For passengers looking ahead to trips from April 2026, the emerging picture is one of cautious opportunity. Operational updates suggest that schedules remain fluid across parts of the Middle East, and travelers are being encouraged by airlines and travel agents to monitor bookings closely in the weeks before departure. However, the relative steadiness of Dammam’s operations, alongside Oman Air’s continued Saudi expansion, provides a measure of reassurance.

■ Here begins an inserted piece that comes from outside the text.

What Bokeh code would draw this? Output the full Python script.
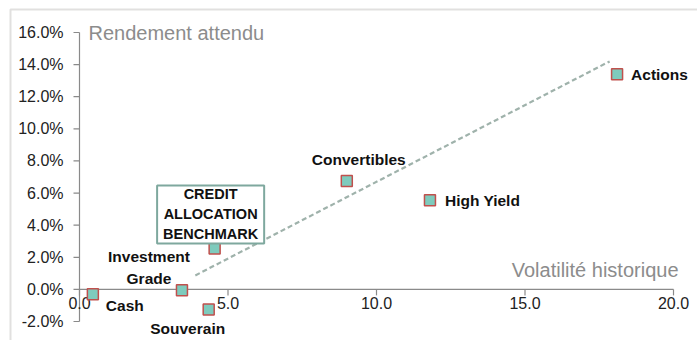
import math
from bokeh.plotting import figure
from bokeh.models import ColumnDataSource, Label, BoxAnnotation, Range1d
from bokeh.embed import file_html
from bokeh.resources import INLINE
from bokeh.core.properties import value

# ---- data ----
names = ["Cash", "Investment\nGrade", "Souverain", "CREDIT\nALLOCATION\nBENCHMARK",
         "Convertibles", "High Yield", "Actions"]
volatility = [0.45, 3.45, 4.35, 4.55, 9.0, 11.8, 18.1]
expected_return = [-0.3, -0.05, -1.25, 2.55, 6.75, 5.55, 13.4]

trend_x = [3.9, 17.85]
trend_y = [0.87, 14.2]

y_ticks = [-2, 0, 2, 4, 6, 8, 10, 12, 14, 16]
y_tick_labels = [f"{t:.1f}%" for t in y_ticks]
x_ticks = [0, 5, 10, 15, 20]
x_tick_labels = ["0.0", "5.0", "10.0", "15.0", "20.0"]

FONT = "Liberation Sans"
AXIS_COLOR = "#8a8a8a"

# plot area fills the canvas; ranges chosen so 0..20 and -2..16 land where the axes are
W, H = 697, 340
LEFT, RIGHT, TOP, BOTTOM = 79, 673, 32, 321
xs = (RIGHT - LEFT) / (x_ticks[-1] - x_ticks[0])
ys = (BOTTOM - TOP) / (y_ticks[-1] - y_ticks[0])
x_range = Range1d(x_ticks[0] - LEFT / xs, x_ticks[-1] + (W - RIGHT) / xs)
y_range = Range1d(y_ticks[0] - (H - BOTTOM) / ys, y_ticks[-1] + TOP / ys)

p = figure(width=W, height=H, output_backend="svg", toolbar_location=None,
           x_range=x_range, y_range=y_range,
           x_axis_location=None, y_axis_location=None,
           min_border=0)
p.outline_line_color = None
p.xgrid.visible = False
p.ygrid.visible = False
p.background_fill_color = "white"
p.border_fill_color = "white"

# y axis (x = 0)
p.segment(x0=[0], y0=[y_ticks[0]], x1=[0], y1=[y_ticks[-1]],
          line_color=AXIS_COLOR, line_width=1.2)
p.ray(x=[0] * len(y_ticks), y=y_ticks, length=6, length_units="screen",
      angle=math.pi, line_color=AXIS_COLOR, line_width=1.2)
p.text(x=[0] * len(y_ticks), y=y_ticks, text=y_tick_labels, x_offset=-16,
       text_align="right", text_baseline="middle", text_font=value(FONT),
       text_font_size="16px", text_color="#222222")

# x axis (y = 0)
p.segment(x0=[x_ticks[0]], y0=[0], x1=[x_ticks[-1]], y1=[0],
          line_color=AXIS_COLOR, line_width=1.2)
p.ray(x=x_ticks, y=[0] * len(x_ticks), length=6, length_units="screen",
      angle=-math.pi / 2, line_color=AXIS_COLOR, line_width=1.2)
p.text(x=x_ticks, y=[0] * len(x_ticks), text=x_tick_labels, y_offset=8,
       text_align="center", text_baseline="top", text_font=value(FONT),
       text_font_size="16px", text_color="#222222")

# trend line
p.line(trend_x, trend_y, line_color="#9fb2ab", line_width=2.2, line_dash="5 3")

# points
src = ColumnDataSource(dict(
    x=volatility, y=expected_return,
    name=[n if "CREDIT" not in n else "" for n in names],
    xo=[13, -33, -21, 0, 12, 15, 14],
    yo=[11, -23, 19, 0, -22, 0, 0],
    al=["left", "center", "center", "center", "center", "left", "left"],
))
p.scatter("x", "y", source=src, marker="square", size=11,
          fill_color="#7ecbbd", line_color="#c0504d", line_width=1.5)
p.text("x", "y", text="name", source=src, x_offset="xo", y_offset="yo",
       text_align="al", text_baseline="middle", text_font=value(FONT),
       text_font_style="bold", text_font_size="15.5px", text_color="#111111",
       text_line_height=1.3)

# benchmark box
bi = 3
p.add_layout(Label(x=volatility[bi], y=expected_return[bi], x_offset=-4, y_offset=34,
                   text=names[bi], text_align="center", text_baseline="middle",
                   text_font=FONT, text_font_style="bold", text_font_size="14.5px",
                   text_color="#111111", text_line_height=1.25,
                   border_line_color="#7ea89e", border_line_width=2,
                   background_fill_color="white", padding=(6, 1)))

# axis titles
p.add_layout(Label(x=0, y=y_ticks[-1], x_offset=9, text="Rendement attendu", text_align="left",
                   text_baseline="middle", text_font=FONT, text_font_size="20px",
                   text_color="#8c8c8c"))
p.add_layout(Label(x=x_ticks[-1], y=0, x_offset=5, y_offset=19, text="Volatilité historique",
                   text_align="right", text_baseline="middle", text_font=FONT,
                   text_font_size="20px", text_color="#8c8c8c"))

# outer frame (clipped by window on right/bottom)
p.add_layout(BoxAnnotation(left=10, right=720, top=9, bottom=380,
                           left_units="canvas", right_units="canvas",
                           top_units="canvas", bottom_units="canvas",
                           fill_alpha=0, line_color="#9d9995", line_width=2))

open("out.html", "w").write(file_html(p, INLINE))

Using Dammam as a starting or fallback point, travelers can access Muscat and connect onward to a widening range of destinations on Oman Air, including the new Taif link and increasingly competitive connections to South and Southeast Asia. For those in Bahrain or eastern Saudi cities, ground access to Dammam offers a pragmatic way to sidestep disruptions at other hubs without abandoning travel plans altogether.

At the same time, publicly available industry analysis stresses the importance of flexibility. Ticket conditions, rebooking policies and travel insurance coverage remain central considerations in a landscape where security assessments can change quickly. Passengers routing through Dammam and Muscat are advised to build in time buffers and remain open to alternative connections that airlines may offer at short notice.

If current trends hold, April 2026 could mark a turning point in how regional travelers perceive the Muscat–Dammam axis. Rather than a niche corridor, it is evolving into a resilient pathway linking Saudi Arabia’s eastern gateway with Oman’s ascendant hub, giving Oman Air an opportunity to defy headwinds and quietly strengthen its hand in the competitive Gulf skies.